Phew – thank Thor 2010 is over. It had outstayed its welcome truth be told, and if I’m being extra mean I would add that it had developed a bit of a stale, almost rotten smell. Something like bad beans. You know the type.

Having said all that, 2010 did have its moments. Though most of them were stupid, rubbish and pointless. Still, it had enough things that I can make a list of the best events of 2010, from a few categories I’m about to come up with off the top of my head. LIST: GO!

Best blog: Everyone who did #oneaday beyond, like, a month. Though mine is obviously, naturally the best.

Best ultimate review of the year (7/10): Obviously the official answer has to be ‘all of them’. But to make this at least a little more interesting, I’m going to throw in my personal choice: I’d have to go with ‘all of them’, as ‘all of them’ is the bestest. 7/10

Best would-be Eurovision Song Contest winner of the year: Ian Dransfield.

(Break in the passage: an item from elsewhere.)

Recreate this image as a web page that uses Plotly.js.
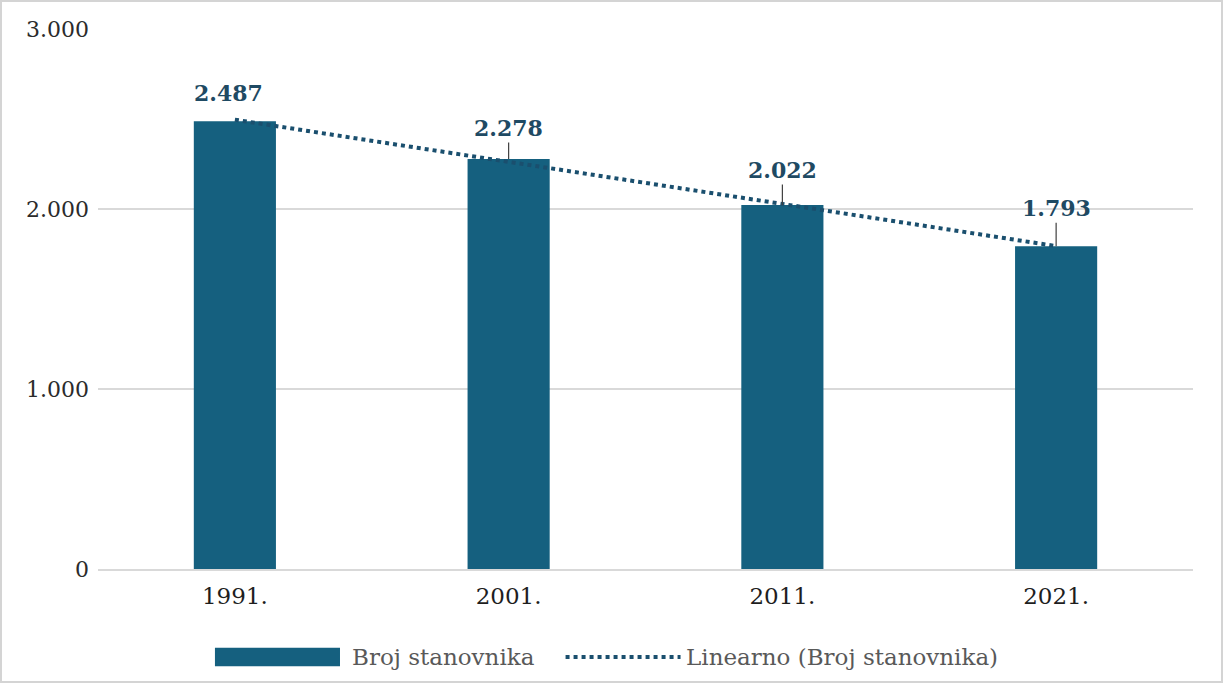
<!DOCTYPE html>
<html>
<head>
<meta charset="utf-8">
<script src="https://cdn.plot.ly/plotly-3.0.1.min.js"></script>
<style>
  html, body { margin: 0; padding: 0; background: #ffffff; }
  #frame { position: absolute; left: 0; top: 0; width: 1219px; height: 679px; border: 2px solid #d4d4d4; background: #ffffff; }
  #chart { width: 1219px; height: 679px; }
</style>
</head>
<body>
<div id="frame"><div id="chart"></div></div>
<script>
// ---- data ----
const years = ['1991.', '2001.', '2011.', '2021.'];
const population = [2487, 2278, 2022, 1793];
const trendValues = [2496, 2262, 2028, 1794];
const yTicks = [0, 1000, 2000, 3000];
const seriesName = 'Broj stanovnika';
const trendName = 'Linearno (Broj stanovnika)';

// ---- styles ----
const barColor = '#15607F';
const trendColor = '#1A4F6E';
const labelColor = '#1F4A63';
const serif = 'DejaVu Serif, Liberation Serif, serif';

function fmt(v) { return String(v).replace(/\B(?=(\d{3})+(?!\d))/g, '.'); }

// category positions (index per year)
const pos = years.map((_, i) => i);

const traces = [
  {
    type: 'bar', x: pos, y: population, name: seriesName, width: 0.30,
    marker: { color: barColor }, showlegend: false, hoverinfo: 'y'
  },
  {
    type: 'scatter', mode: 'lines', x: pos, y: trendValues, name: trendName,
    line: { color: trendColor, width: 4, dash: 'dot' }, showlegend: false
  }
];

// data labels (first without leader line, others with short vertical connector)
const labelOffsets = [null, -31, -35, -38];
const annotations = pos.map((p, i) => {
  const base = {
    x: p, y: population[i], xref: 'x', yref: 'y',
    text: '<b>' + fmt(population[i]) + '</b>',
    font: { family: serif, size: 22, color: labelColor }
  };
  if (labelOffsets[i] === null) {
    return Object.assign(base, { showarrow: false, yanchor: 'bottom', yshift: 13, xshift: -6 });
  }
  return Object.assign(base, {
    showarrow: true, arrowhead: 0, arrowwidth: 1.2, arrowcolor: '#404040',
    ax: 0, ay: labelOffsets[i], standoff: 0
  });
});

// custom legend
annotations.push({
  xref: 'paper', yref: 'paper', x: 0.230, y: -0.163, xanchor: 'left', yanchor: 'middle',
  text: seriesName, showarrow: false, font: { family: serif, size: 23, color: '#595959' }
});
annotations.push({
  xref: 'paper', yref: 'paper', x: 0.535, y: -0.163, xanchor: 'left', yanchor: 'middle',
  text: trendName, showarrow: false, font: { family: serif, size: 23, color: '#595959' }
});

const shapes = [
  { type: 'rect', xref: 'paper', yref: 'paper', x0: 0.1068, x1: 0.221, y0: -0.146, y1: -0.180,
    fillcolor: barColor, line: { width: 0 } },
  { type: 'line', xref: 'paper', yref: 'paper', x0: 0.427, x1: 0.532, y0: -0.163, y1: -0.163,
    line: { color: trendColor, width: 4, dash: 'dot' } }
];

const layout = {
  width: 1219, height: 679,
  margin: { l: 96, r: 28, t: 27, b: 112 },
  paper_bgcolor: '#ffffff', plot_bgcolor: '#ffffff',
  separators: ',.',
  showlegend: false,
  xaxis: {
    range: [-0.5, years.length - 0.5], tickvals: pos, ticktext: years,
    showgrid: false, zeroline: false,
    showline: true, linecolor: '#d9d9d9', linewidth: 1.5,
    ticks: '', ticklabelstandoff: 6,
    tickfont: { family: serif, size: 23, color: '#1e1e1e' }
  },
  yaxis: {
    range: [0, 3000], tickvals: yTicks, ticktext: yTicks.map(fmt),
    showgrid: true, gridcolor: '#d9d9d9', gridwidth: 1.5,
    zeroline: false, showline: false, ticks: '', ticklabelstandoff: 8,
    tickfont: { family: serif, size: 22, color: '#2b2b2b' }
  },
  annotations: annotations,
  shapes: shapes
};

Plotly.newPlot('chart', traces, layout, { displayModeBar: false, staticPlot: true });
</script>
</body>
</html>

Game of the year: For what it attempted, what it did and the fact that it was a hell of a lot better than most fucking morons on the internet would have you believe, Heavy Rain. But for the ‘I had a shitload of fun from start to finish, though it did nothing actually new’, I’d go with Bayonetta.

Best stuff I did this year: Went to three countries I’d never been to before (and really wanted to go to anyway, and four if you’ll allow me Switzerland from Christmas 2009), didn’t get sacked, managed to be even more boring than I have ever been before, paid off a credit card and got rid of a loan, some other pointless shit.

Worst stuff I did this year: Remained 300 miles away from Anna for most of it. Nothing else comes close to being as shitty as that, even the act of killing five people. Ahem.

Stupid thing I decided to do of the year: Keep doing One A Day next year, beyond the finish date.

I am far too tired to think of anything funny or clever here, so I’m leaving it there. Hope your 2010 wasn’t as shit as it probably might have maybe been. And that 2011 is like twenty elevens, all curled up around your feet, farting gently.